James just bought a 3TB hard drive, But Windows XP only sees less than a TB. Leo says that's not surprising. The bios of the computer may not see all the hard drive, but the OS is so old that it may not see it all either. For 3TB, he would need GUID. He can partition the drive into smaller chunks, though. He'll need a disk manager to do it. The XP Disk Manager should be able to handle it.
Sean has heard that SSDs lose sectors over time. Leo says all hard drives do that. SSDs, though, use wear leveling to make sure that all sectors wear out equally. That's why he uses all SSDs in his computers -- they're very robust. SSDs are now getting cheaper in price, too, making it affordable to use for everyone.
Sam has a ton of pictures and he wants to know how to back them up across multiple DVDs. Leo says that burn programs like Roxio DVD creator can do this automatically. It's great for doing them all at once.
Leo says a better and more affordable way to go is just to back them up on a 2TB hard drive or thumb drive. Then Rick won't have to worry about reburning them later.
Bruce has an 80GB iPod classic. The iPod died and he's pulled the drive out of it and put it in a drive adapter for minidrives. He plugged it into his USB port to try and get the music off it. Leo says that if he can see the drive, he should be able to get to it. But Bruce says that while it's in the drive manager, it says "no volume found."
Ted is looking to replace his hard drive in his MacBook Pro. Leo has done that with all his laptops, replacing them with SSDs. It can be a challenge to replace the hard drive, depending on what model MacBook Pro he has. The modern MacBook Pros are a bit easier, although the screws are tiny and of difference lengths. Once he has opened it up, replacing the hard drive is pretty straight forward.

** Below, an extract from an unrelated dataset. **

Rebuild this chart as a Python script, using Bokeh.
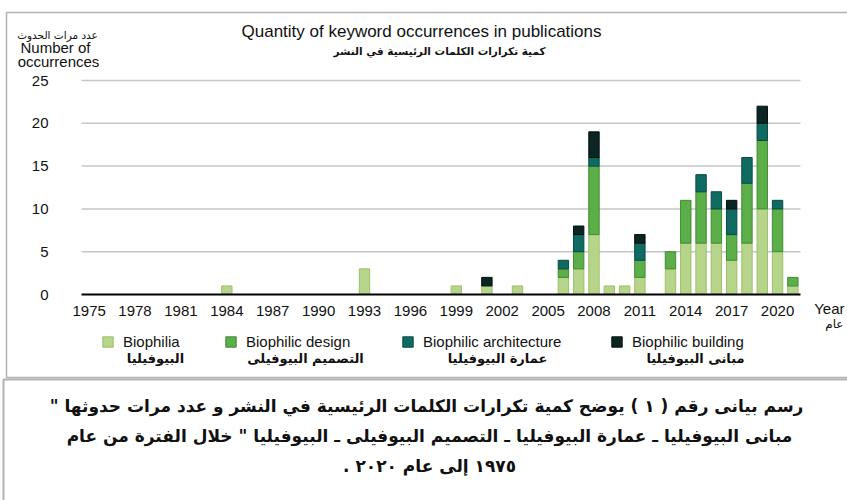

Chris wants to get some data off an old Windows 98 machine, but doesn't know how to do it. Leo says to pull the drive out of the computer and get a Universal Drive Adapter. Then he can essentially turn the drive into a USB drive, plug it in to his new computer via USB and pull the data off it.
Since hard drives have become a mature technology, the differences between them are more trivial. However, there are several models that are best for certain tasks. Depending on what the drive will be used for, rotation speed, reliability, storage capacity, and power consumption, may be important factors. But the most dramatic differences are between Hard Disk Drives and the newer Solid State Drives.
Mark is looking for a 2TB desktop hard drive. Leo says that hard drives are commodities these days, and no one brand is really better than another. Leo does use Western Digital though, the Caviar line. They're 7200 rpm and he can get them in various models. "Red" drives are for network attached storage and are slow, but reliable, "Black" drives are faster and "Green" drives are eco-friendly and lower power. The VelociRaptor models are 10,000 rpm and are great high performance drives. But now that we're in the world of SSDs, spinning hard drives are less important.
Greg is going out of the country for a few years and wants to be sure that his data is backed up and safe while he's gone. Leo suggests having two terabyte drives and put backups on both, then keep one of the drives off site. Then he should swap them periodically.
Julian uses BitLocker to encrypt his laptop hard drive. Is that adequate? Leo says absolutely. It's more than sufficient. And with more than 12,000 laptops being lost and stolen every week at airports, it's a wise idea to encrypt his laptop hard drive when he's traveling. But remember -- BitLocker requires certificates, so he can't lose them. It's wise to back them up or he won't be able to decrypt his drive. He should make sure that he uses a very good, random password for the encryption as well.